Columna MAROMA
Por Lourdes Limón, integrante de Maroma: Observatorio de Niñez y Juventud.
La realidad de muchas infancias y juventudes de nuestra ciudad durante casi ya este año de pandemia no es el privilegio de QUÉDATE EN CASA o de poder estudiar frente a una pantalla.
Basta con salir y mirar que en varios cruceros de nuestra ciudad la presencia de niños, niñas y jóvenes se ha incrementado; necesitan salir a pedir dinero o limpiar vidrios para poder comer, pero también porque sus padres no tienen donde dejarlos, entonces, los llevan consigo a las calles o, en el peor de los casos, para ayudar a sus familias a pagar el tratamiento de COVID a los abuelos, tíos, padres, hermanos, etcétera.
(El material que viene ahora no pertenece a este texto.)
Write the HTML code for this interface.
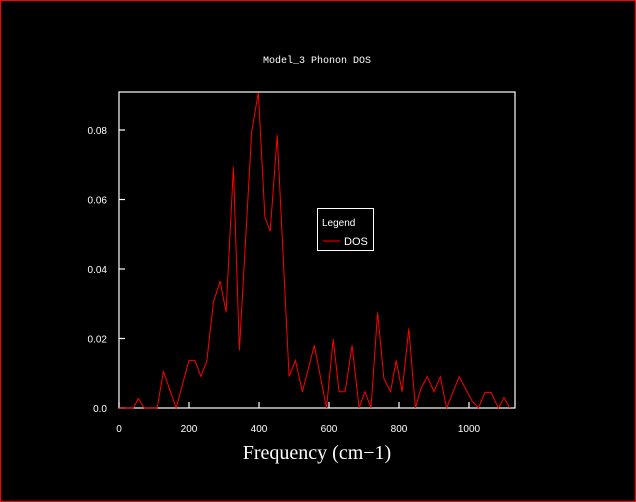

No son niños de la calle, no son callejeros, no son vagos: son infancias y juventudes abandonadas por un sistema que lo que menos le preocupa es el BIENESTAR (como tanto lo pregonó la administración pasada) o el RECREA (como lo cacaraquea nuestro gober dictador, Enrique Alfaro).
Caminando por las calles me encontré a Dana de 5 años, cargaba como podía a su hermanita Ana de 2 años; delante de ellas, estaban Lorena de 7, Mani de 9 y, finalmente, Lupe de 12.
Lo que para mí era una caminata recreativa por las calles de la ciudad (que además empiezan a llenarse de hermosos árboles repletos de flores), para ellas es uno de los tantos trayectos que recorren todos los días en busca de comida y dinero.
Ana había tirado su zapato y lloraba incontenible porque Dana no se daba cuenta, me acerqué con el zapato y les pregunté:
-¿Qué hacen en la calle dos niñas tan pequeñas?-
– Estamos trabajando porque mi papá se quedó sin trabajo y mi mamá no le ajusta”- contestaron mientras Dana le ponía el zapato a su hermana menor.
En ese momento, se acercaron las otra niñas, pensando que mi charla sería para juzgar a su padres, Lupe de 12 años me dijo:
No nos maltratan, sólo que ahora no vamos a la escuela y hay que ayudar.
Me quedé con ellas sentada en la baqueta; el poco tiempo de charla bastó para que me contaran que viven hacinadas con otra familia porque no tienen dinero para rentar, a veces ni agua potable; por lo tanto, sus medidas de higiene tampoco son las mejores porque el agua en el barrio no ajusta para tanta familia; así como para lavar ropa y trastes.
Para estas cinco niñas, ni quédate en casa, ni escuela a distancia; más bien les espera una educación callejera en donde han aprendido a permanecer juntas para que no les roben lo poco que les dan. Donde se cuidan de la policía, quien se las lleva detenidas por “estar solas y ser menores en las calles”, menciona Dana; luego “nos llevan a comer”, agrega Lorena, otras veces sólo nos pasean, comentaron.
También entienden que deben cuidar a Ana, son sus mamás; como ellas lo dicen, porque a la madre biológica ni el dinero, ni las fuerzas le alcanzan.
En esta ambivalencia de realidades donde, por un lado, yo caminaba para desenfadarse del encierro y curarme de las vicisitudes que éste me ha provocado; otros se van de viajes internacionales en plena pandemia; algunos más están a un lado de esta calle tomando un café extraído con los métodos más novedosos; muchos más están sobreviviendo a las pérdidas de sus seres queridos o las secuelas del contagio; sin embargo, estas niñas transitan no sólo la calle, sino la indiferencia, la invisibilidad… en una infancia que, evidenciada por la pandemia, no le pertenece a nadie más que a la calle.
La educación de la calle les enseña a sobrevivir y a vivir porque entre calle y calle, pedir y pedir, cargan juguetes para que cuando exista oportunidad en alguna banqueta o jardín puedan a jugar y, así recordar que les queda algo de niñas y que en el juego se juegan la vida.